Data segment:
◆ ◆ ◆ ◆ ◆ ◆ ◆
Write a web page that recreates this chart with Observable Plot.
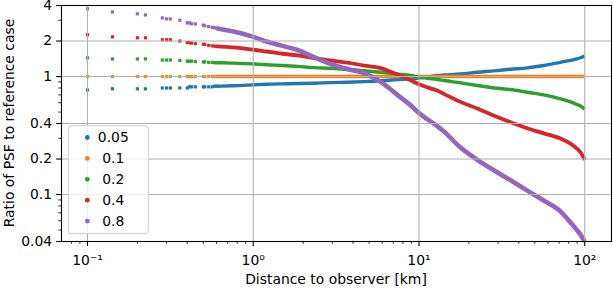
<!DOCTYPE html>
<html><head><meta charset="utf-8">
<script src="https://cdn.jsdelivr.net/npm/d3@7"></script>
<script src="https://cdn.jsdelivr.net/npm/@observablehq/plot@0.6"></script>
<style>body{margin:0;background:#fff}#chart{position:relative;width:613px;height:289px}</style>
</head><body><div id="chart"></div><script>
// series names (legend)
const seriesNames = ["0.05", "0.1", "0.2", "0.4", "0.8"];
const colors = ["#1f77b4", "#ff7f0e", "#2ca02c", "#d62728", "#9467bd"];
const lineWidths = [3.4, 3.4, 3.4, 3.8, 4.6];

// sparse distances near the observer [km]
const sparseX = [0.1, 0.1414, 0.2, 0.2236, 0.2828, 0.3, 0.3162, 0.3606, 0.4, 0.4123, 0.4243, 0.4472, 0.5, 0.5099, 0.5385, 0.5657, 0.5831, 0.6];
const sparse005 = [0.77, 0.787, 0.787, 0.787, 0.80, 0.80, 0.80, 0.80, 0.80, 0.818, 0.818, 0.818, 0.818, 0.818, 0.818, 0.818, 0.828, 0.828];
const sparse01  = [1, 1, 1, 1, 1, 1, 1, 1, 1, 1, 1, 1, 1, 1, 1, 1, 1, 1];
const sparse02  = [1.44, 1.41, 1.41, 1.41, 1.38, 1.38, 1.38, 1.37, 1.35, 1.35, 1.35, 1.34, 1.33, 1.33, 1.32, 1.32, 1.31, 1.31];
const sparse04  = [2.26, 2.17, 2.13, 2.13, 2.05, 2.05, 2.05, 2.0, 1.94, 1.94, 1.92, 1.9, 1.88, 1.87, 1.84, 1.82, 1.81, 1.8];
const sparse08  = [3.75, 3.53, 3.4, 3.33, 3.14, 3.08, 3.08, 3.0, 2.85, 2.85, 2.8, 2.79, 2.73, 2.69, 2.65, 2.61, 2.59, 2.57];

// dense distances [km]
const denseX = [0.6, 0.75, 1, 1.2, 1.5, 1.85, 2.33, 2.93, 3.7, 4.66, 5.87, 7.4, 8.9, 10, 11.2, 12.9, 14.2, 17.8, 22.5, 28.4, 35.7, 45, 56.6, 71.4, 82, 89.7, 95, 100];
const dense005 = [0.828, 0.835, 0.85, 0.86, 0.867, 0.872, 0.878, 0.888, 0.895, 0.905, 0.92, 0.943, 0.955, 0.97, 0.99, 1.02, 1.03, 1.05, 1.087, 1.117, 1.153, 1.185, 1.24, 1.32, 1.37, 1.41, 1.45, 1.49];
const dense01  = [1, 1, 1, 1, 1, 1, 1, 1, 1, 1, 1, 1, 1, 1, 1, 1, 1, 1, 1, 1, 1, 1, 1, 1, 1, 1, 1, 1];
const dense02  = [1.31, 1.30, 1.28, 1.26, 1.24, 1.22, 1.19, 1.175, 1.146, 1.12, 1.087, 1.05, 1.02, 0.99, 0.967, 0.945, 0.925, 0.884, 0.84, 0.80, 0.776, 0.736, 0.70, 0.647, 0.61, 0.58, 0.56, 0.53];
const dense04  = [1.80, 1.77, 1.69, 1.63, 1.56, 1.51, 1.43, 1.37, 1.31, 1.24, 1.18, 1.04, 0.93, 0.86, 0.81, 0.76, 0.71, 0.61, 0.535, 0.465, 0.41, 0.365, 0.33, 0.298, 0.27, 0.245, 0.225, 0.197];
const dense08  = [2.57, 2.42, 2.17, 1.98, 1.82, 1.68, 1.46, 1.28, 1.16, 1.07, 0.9, 0.7, 0.57, 0.49, 0.435, 0.38, 0.34, 0.25, 0.197, 0.16, 0.132, 0.108, 0.089, 0.072, 0.058, 0.05, 0.045, 0.04];

// ticks
const majorX = [0.1, 1, 10, 100];
const xTickLabels = ["10\u207B\u00B9", "10\u2070", "10\u00B9", "10\u00B2"];
const minorX = [0.08, 0.09, 0.2, 0.3, 0.4, 0.5, 0.6, 0.7, 0.8, 0.9, 2, 3, 4, 5, 6, 7, 8, 9, 20, 30, 40, 50, 60, 70, 80, 90];
const majorY = [0.04, 0.1, 0.2, 0.4, 1, 2, 4];
const yTickLabels = ["0.04", "0.1", "0.2", "0.4", "1", "2", "4"];
const minorY = [0.05, 0.06, 0.07, 0.08, 0.09, 0.3, 0.5, 0.6, 0.7, 0.8, 0.9, 3];
const gridY = [0.1, 0.2, 0.4, 1, 2];

const sparseYs = [sparse005, sparse01, sparse02, sparse04, sparse08];
const denseYs = [dense005, dense01, dense02, dense04, dense08];

const marks = [];
seriesNames.forEach((name, i) => {
  const sRows = sparseX.map((x, j) => ({x, y: sparseYs[i][j]}));
  const dRows = denseX.map((x, j) => ({x, y: denseYs[i][j]}));
  marks.push(Plot.line(dRows, {x: "x", y: "y", stroke: colors[i], strokeWidth: lineWidths[i], strokeLinejoin: "round", strokeLinecap: "butt", curve: "monotone-x"}));
  marks.push(Plot.dot(sRows, {x: "x", y: "y", symbol: "square", r: 1.8, fill: colors[i], stroke: "none"}));
});
marks.push(Plot.gridX({ticks: majorX, stroke: "#b0b0b0", strokeOpacity: 1, strokeWidth: 1.1}));
marks.push(Plot.gridY({ticks: gridY, stroke: "#b0b0b0", strokeOpacity: 1, strokeWidth: 1.1}));
marks.push(Plot.axisX({ticks: majorX, tickFormat: d => xTickLabels[majorX.indexOf(d)], tickSize: 4.9, tickPadding: 8.5, label: null, strokeWidth: 1.1}));
marks.push(Plot.axisX({ticks: minorX, tickFormat: () => "", tickSize: 2.8, label: null, strokeWidth: 0.8}));
marks.push(Plot.axisY({ticks: majorY, tickFormat: d => yTickLabels[majorY.indexOf(d)], tickSize: 4.9, tickPadding: 4.5, label: null, strokeWidth: 1.1}));
marks.push(Plot.axisY({ticks: minorY, tickFormat: () => "", tickSize: 2.8, label: null, strokeWidth: 0.8}));
marks.push(Plot.frame({stroke: "black", strokeWidth: 1.1}));

const svg = Plot.plot({
  width: 613, height: 289,
  marginLeft: 61, marginRight: 2, marginTop: 5, marginBottom: 48,
  x: {type: "log", domain: [0.0697, 145], label: null},
  y: {type: "log", domain: [0.04, 4], label: null},
  style: {fontFamily: "DejaVu Sans", fontSize: "13.9px", color: "black", background: "white", overflow: "visible"},
  marks
});
document.getElementById("chart").appendChild(svg);

const s = d3.select(svg);
s.append("text").attr("x", 336).attr("y", 284).attr("text-anchor", "middle")
  .attr("fill", "black").style("font", "13.9px 'DejaVu Sans'").text("Distance to observer [km]");
s.append("text").attr("transform", "translate(13.5,123) rotate(-90)").attr("text-anchor", "middle")
  .attr("fill", "black").style("font", "13.9px 'DejaVu Sans'").text("Ratio of PSF to reference case");

// legend
const lg = s.append("g");
lg.append("rect").attr("x", 68.3).attr("y", 125.7).attr("width", 80).attr("height", 108)
  .attr("rx", 3).attr("fill", "white").attr("fill-opacity", 0.8).attr("stroke", "#cccccc").attr("stroke-width", 1);
seriesNames.forEach((name, i) => {
  lg.append("circle").attr("cx", 87.3).attr("cy", 137.5 + i * 20.9).attr("r", 2.4).attr("fill", colors[i]);
  lg.append("text").attr("x", 113.3).attr("y", 142.3 + i * 20.9).attr("fill", "black")
    .style("font", "13.9px 'DejaVu Sans'").text(name);
});
</script></body></html>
◆ ◆ ◆ ◆ ◆ ◆ ◆
Transcribe the listing in full. Omit the pictures and keep every line exact.

Write a web page that recreates this chart with Observable Plot.
<!DOCTYPE html>
<html><head><meta charset="utf-8">
<script src="https://cdn.jsdelivr.net/npm/d3@7"></script>
<script src="https://cdn.jsdelivr.net/npm/@observablehq/plot@0.6"></script>
<style>body{margin:0;background:#fff}#chart{position:relative;width:613px;height:289px}</style>
</head><body><div id="chart"></div><script>
// series names (legend)
const seriesNames = ["0.05", "0.1", "0.2", "0.4", "0.8"];
const colors = ["#1f77b4", "#ff7f0e", "#2ca02c", "#d62728", "#9467bd"];
const lineWidths = [3.4, 3.4, 3.4, 3.8, 4.6];

// sparse distances near the observer [km]
const sparseX = [0.1, 0.1414, 0.2, 0.2236, 0.2828, 0.3, 0.3162, 0.3606, 0.4, 0.4123, 0.4243, 0.4472, 0.5, 0.5099, 0.5385, 0.5657, 0.5831, 0.6];
const sparse005 = [0.77, 0.787, 0.787, 0.787, 0.80, 0.80, 0.80, 0.80, 0.80, 0.818, 0.818, 0.818, 0.818, 0.818, 0.818, 0.818, 0.828, 0.828];
const sparse01  = [1, 1, 1, 1, 1, 1, 1, 1, 1, 1, 1, 1, 1, 1, 1, 1, 1, 1];
const sparse02  = [1.44, 1.41, 1.41, 1.41, 1.38, 1.38, 1.38, 1.37, 1.35, 1.35, 1.35, 1.34, 1.33, 1.33, 1.32, 1.32, 1.31, 1.31];
const sparse04  = [2.26, 2.17, 2.13, 2.13, 2.05, 2.05, 2.05, 2.0, 1.94, 1.94, 1.92, 1.9, 1.88, 1.87, 1.84, 1.82, 1.81, 1.8];
const sparse08  = [3.75, 3.53, 3.4, 3.33, 3.14, 3.08, 3.08, 3.0, 2.85, 2.85, 2.8, 2.79, 2.73, 2.69, 2.65, 2.61, 2.59, 2.57];

// dense distances [km]
const denseX = [0.6, 0.75, 1, 1.2, 1.5, 1.85, 2.33, 2.93, 3.7, 4.66, 5.87, 7.4, 8.9, 10, 11.2, 12.9, 14.2, 17.8, 22.5, 28.4, 35.7, 45, 56.6, 71.4, 82, 89.7, 95, 100];
const dense005 = [0.828, 0.835, 0.85, 0.86, 0.867, 0.872, 0.878, 0.888, 0.895, 0.905, 0.92, 0.943, 0.955, 0.97, 0.99, 1.02, 1.03, 1.05, 1.087, 1.117, 1.153, 1.185, 1.24, 1.32, 1.37, 1.41, 1.45, 1.49];
const dense01  = [1, 1, 1, 1, 1, 1, 1, 1, 1, 1, 1, 1, 1, 1, 1, 1, 1, 1, 1, 1, 1, 1, 1, 1, 1, 1, 1, 1];
const dense02  = [1.31, 1.30, 1.28, 1.26, 1.24, 1.22, 1.19, 1.175, 1.146, 1.12, 1.087, 1.05, 1.02, 0.99, 0.967, 0.945, 0.925, 0.884, 0.84, 0.80, 0.776, 0.736, 0.70, 0.647, 0.61, 0.58, 0.56, 0.53];
const dense04  = [1.80, 1.77, 1.69, 1.63, 1.56, 1.51, 1.43, 1.37, 1.31, 1.24, 1.18, 1.04, 0.93, 0.86, 0.81, 0.76, 0.71, 0.61, 0.535, 0.465, 0.41, 0.365, 0.33, 0.298, 0.27, 0.245, 0.225, 0.197];
const dense08  = [2.57, 2.42, 2.17, 1.98, 1.82, 1.68, 1.46, 1.28, 1.16, 1.07, 0.9, 0.7, 0.57, 0.49, 0.435, 0.38, 0.34, 0.25, 0.197, 0.16, 0.132, 0.108, 0.089, 0.072, 0.058, 0.05, 0.045, 0.04];

// ticks
const majorX = [0.1, 1, 10, 100];
const xTickLabels = ["10\u207B\u00B9", "10\u2070", "10\u00B9", "10\u00B2"];
const minorX = [0.08, 0.09, 0.2, 0.3, 0.4, 0.5, 0.6, 0.7, 0.8, 0.9, 2, 3, 4, 5, 6, 7, 8, 9, 20, 30, 40, 50, 60, 70, 80, 90];
const majorY = [0.04, 0.1, 0.2, 0.4, 1, 2, 4];
const yTickLabels = ["0.04", "0.1", "0.2", "0.4", "1", "2", "4"];
const minorY = [0.05, 0.06, 0.07, 0.08, 0.09, 0.3, 0.5, 0.6, 0.7, 0.8, 0.9, 3];
const gridY = [0.1, 0.2, 0.4, 1, 2];

const sparseYs = [sparse005, sparse01, sparse02, sparse04, sparse08];
const denseYs = [dense005, dense01, dense02, dense04, dense08];

const marks = [];
seriesNames.forEach((name, i) => {
  const sRows = sparseX.map((x, j) => ({x, y: sparseYs[i][j]}));
  const dRows = denseX.map((x, j) => ({x, y: denseYs[i][j]}));
  marks.push(Plot.line(dRows, {x: "x", y: "y", stroke: colors[i], strokeWidth: lineWidths[i], strokeLinejoin: "round", strokeLinecap: "butt", curve: "monotone-x"}));
  marks.push(Plot.dot(sRows, {x: "x", y: "y", symbol: "square", r: 1.8, fill: colors[i], stroke: "none"}));
});
marks.push(Plot.gridX({ticks: majorX, stroke: "#b0b0b0", strokeOpacity: 1, strokeWidth: 1.1}));
marks.push(Plot.gridY({ticks: gridY, stroke: "#b0b0b0", strokeOpacity: 1, strokeWidth: 1.1}));
marks.push(Plot.axisX({ticks: majorX, tickFormat: d => xTickLabels[majorX.indexOf(d)], tickSize: 4.9, tickPadding: 8.5, label: null, strokeWidth: 1.1}));
marks.push(Plot.axisX({ticks: minorX, tickFormat: () => "", tickSize: 2.8, label: null, strokeWidth: 0.8}));
marks.push(Plot.axisY({ticks: majorY, tickFormat: d => yTickLabels[majorY.indexOf(d)], tickSize: 4.9, tickPadding: 4.5, label: null, strokeWidth: 1.1}));
marks.push(Plot.axisY({ticks: minorY, tickFormat: () => "", tickSize: 2.8, label: null, strokeWidth: 0.8}));
marks.push(Plot.frame({stroke: "black", strokeWidth: 1.1}));

const svg = Plot.plot({
  width: 613, height: 289,
  marginLeft: 61, marginRight: 2, marginTop: 5, marginBottom: 48,
  x: {type: "log", domain: [0.0697, 145], label: null},
  y: {type: "log", domain: [0.04, 4], label: null},
  style: {fontFamily: "DejaVu Sans", fontSize: "13.9px", color: "black", background: "white", overflow: "visible"},
  marks
});
document.getElementById("chart").appendChild(svg);

const s = d3.select(svg);
s.append("text").attr("x", 336).attr("y", 284).attr("text-anchor", "middle")
  .attr("fill", "black").style("font", "13.9px 'DejaVu Sans'").text("Distance to observer [km]");
s.append("text").attr("transform", "translate(13.5,123) rotate(-90)").attr("text-anchor", "middle")
  .attr("fill", "black").style("font", "13.9px 'DejaVu Sans'").text("Ratio of PSF to reference case");

// legend
const lg = s.append("g");
lg.append("rect").attr("x", 68.3).attr("y", 125.7).attr("width", 80).attr("height", 108)
  .attr("rx", 3).attr("fill", "white").attr("fill-opacity", 0.8).attr("stroke", "#cccccc").attr("stroke-width", 1);
seriesNames.forEach((name, i) => {
  lg.append("circle").attr("cx", 87.3).attr("cy", 137.5 + i * 20.9).attr("r", 2.4).attr("fill", colors[i]);
  lg.append("text").attr("x", 113.3).attr("y", 142.3 + i * 20.9).attr("fill", "black")
    .style("font", "13.9px 'DejaVu Sans'").text(name);
});
</script></body></html>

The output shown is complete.